The Royle Family is a popular BBC television situation comedy that ran for three series between 1998 and 2000. It concerned the lives of a cash-strapped working class Manchester family, the Royles.

Examples of humour

Jim Royle: These underpants cost me a quid, and I've got about fifty pence worth stuck up my arse.




(It's Christmas day and Emma and her parents have been invited to the house - Jim is telling Roger about his career prospects)

Jim Royle: I've joined the dance.

Roger Kavanagh: What dance is that, Jim?

Jim Royle: The REDUNdance.



(Same episode, discussing Roger's visit to a lap-dancing club.)

Jim Royle: How much for a dance, then, Roger?

Roger Kavanagh: Ten quid.

Jim Royle (horrified): Ten quid for a dance?

Roger Kavanagh: Aye, you can't touch, either.

Jim Royle (even more horrified): Ten quid for a dance and you can't touch?!





Antony Royle: Dad, where were you when Kennedy was killed?

Jim Royle: What? Kennedy's dead?

Antony Royle: Well, you know they say everybody remembers where they were when they heard he was killed?

Jim Royle: Well, I don't remember, but I bloody bet our bloody immersion heater was on!




Antony Royle: Who's stunk that toilet out?

Barbara Royle: Who d'ya think?

Jim Royle: Well that's what it's for, isn't it, where d'you expect me to shit? You'd have something to complain about if I crapped in the kitchen.

Denise Royle: Dad! Your fly hole's all undone.

Jim Royle: Ah, the cage might be open, but the beast is asleep.

Barbara Royle: Beast, my arse.




(Dave has just changed baby David and has put his nappy in a nappy bag.
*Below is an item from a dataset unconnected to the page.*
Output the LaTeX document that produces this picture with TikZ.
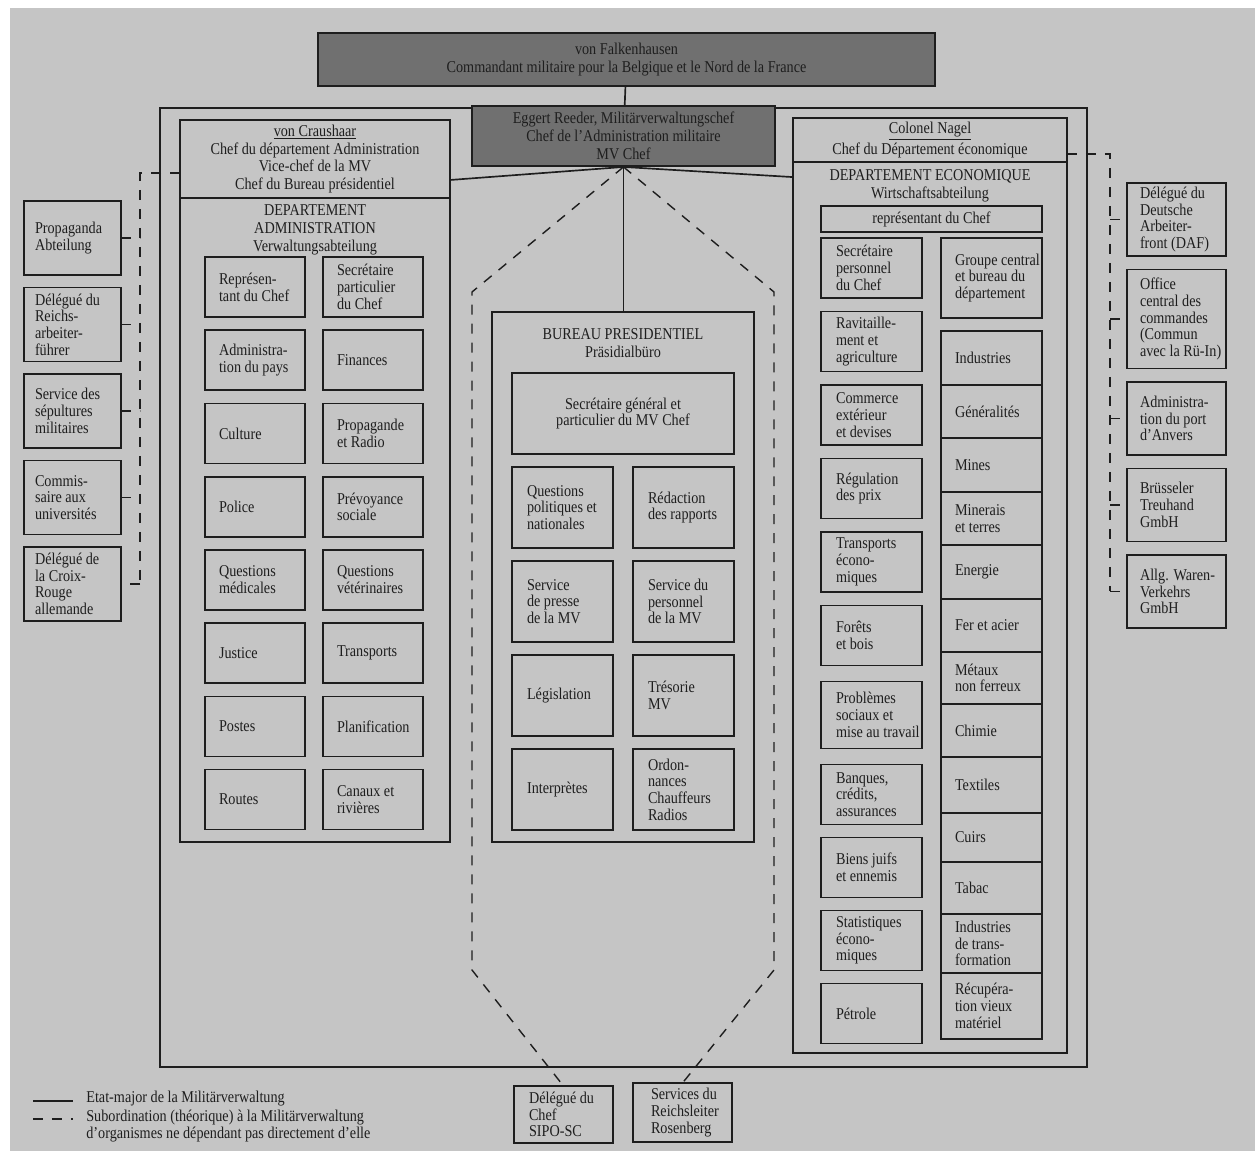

Barbara has asked Antony to take it to the bins with Darren.)

Darren: Ay' Ant, Bag of Shite!




Jim Royle: It's good to talk, my arse...




Barbara (To Denise): Your Dad will go and pick Nana up on Sunday.

Jim Royle: Why can't she get the bus on her own?
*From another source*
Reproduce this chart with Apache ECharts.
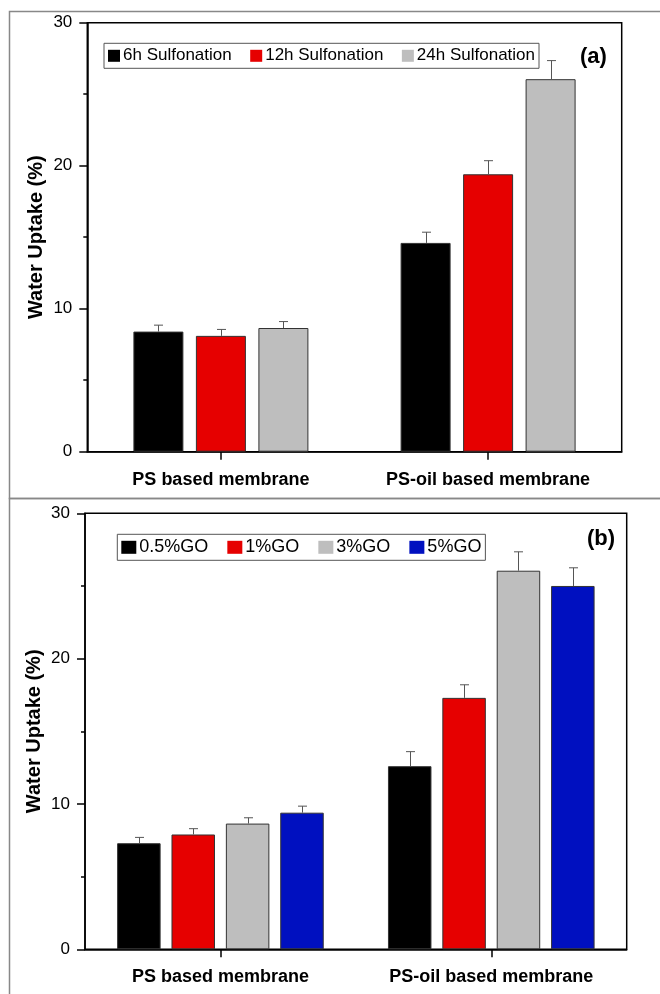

Barbara: She's eighty-two.

Jim Royle: Well, then, she should know the way by now.




Norma: May God forgive you, Jim Royle, for speaking ill of the dead like that!
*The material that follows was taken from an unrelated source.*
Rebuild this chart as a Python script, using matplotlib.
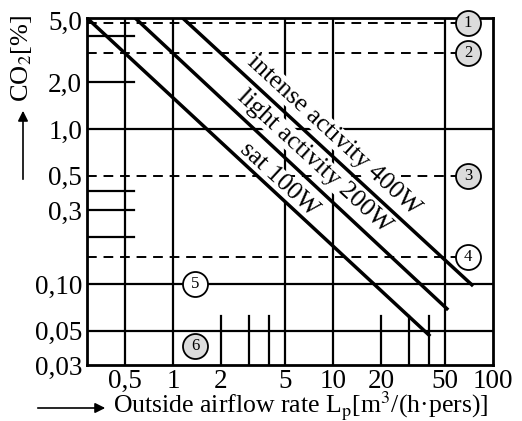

Jim: I wasn't talking about the dead. I was talking about you: the living bloody dead!




Anthony: Hey Denise I told Duckers about the baby, he's well made up.

Denise (shocked): Why are you telling people about my baby? Mum, will you tell him.

Barbara: Stop telling people will you Anthony.

Anthony: I only told Duckers.

Denise: Oh so Duckers knows about it before Nana.

Jim: The only bloody thing your bloody Nana's more bloody interested in is bloody Coronation bloody street than the baby.

Barbara: How many bloodys was that, Jim?



[Twiggy leaves after Sunday lunch]

Jim: One greedy scrounging get that one. Fancy coming round here for his Sunday dinner!

Dave: You asked him Jim!

Jim: I know, but I didn't think he'd say yes!